After the Holidays, I find myself stressed, and looking for a tension reliever. I find a walk in the woods helps. How about you?


----------



## toybarons (Nov 14, 2012)

WT...FUNNY! hee hee.


----------



## rob (Jun 20, 2012)

lol nice one.


----------



## Energyvet (Jul 25, 2012)

Not understanding what's funny. Let me in on the joke, please.


----------



## kahiltna_flock (Sep 20, 2012)

Energyvet said:


> Not understanding what's funny. Let me in on the joke, please.

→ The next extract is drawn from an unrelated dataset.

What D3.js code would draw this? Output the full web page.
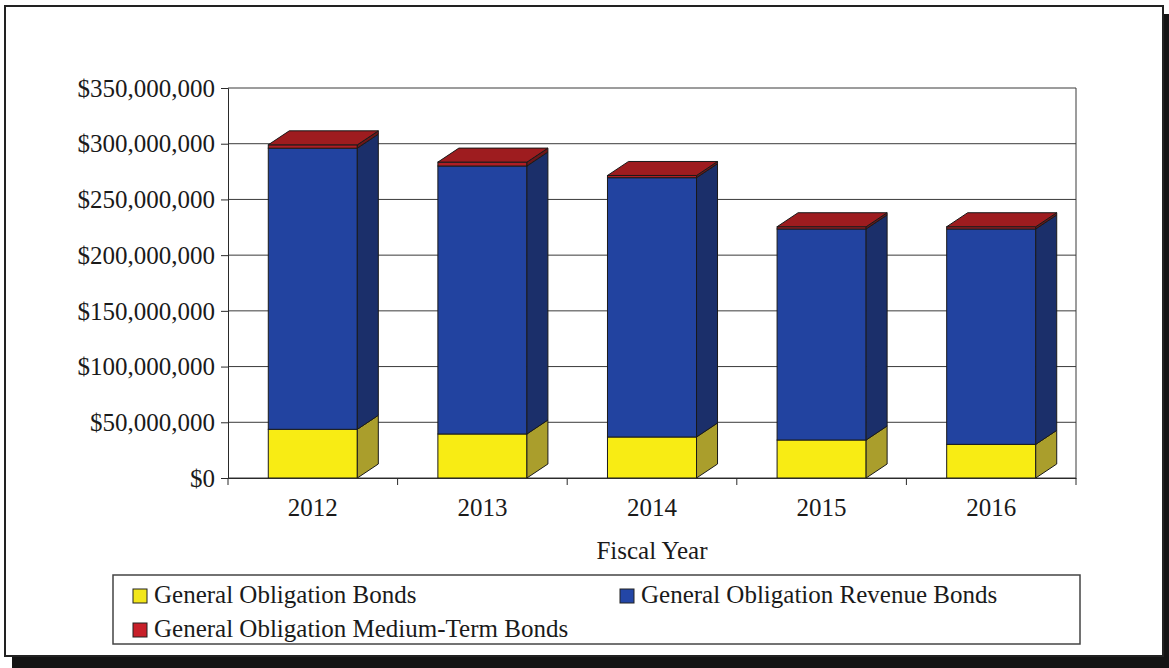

Ok, glad I am not the only one in the dark here.


----------



## rob (Jun 20, 2012)

well, shes walking in the woods, dragging a body behind her lol


----------



## Energyvet (Jul 25, 2012)

It doesn't show the pic on your phone unless you look for the pic. Get it now. Thanks. Lol


----------



## kahiltna_flock (Sep 20, 2012)

Energyvet said:


> It doesn't show the pic on your phone unless you look for the pic. Get it now. Thanks. Lol


Ahhhh, I see now. Thanks


----------



## da1214wic (Jan 1, 2013)

my husband and I love walking in woods, and since we have taken up bird watching its even more enjoyable..we been together since we were both 14 and 15 years old and its the one thing we make sure we keep doing, there is always something new to be discovered outdoors. We have found a woodpeckers nesting tree and look forward to spring when there will be babies..


----------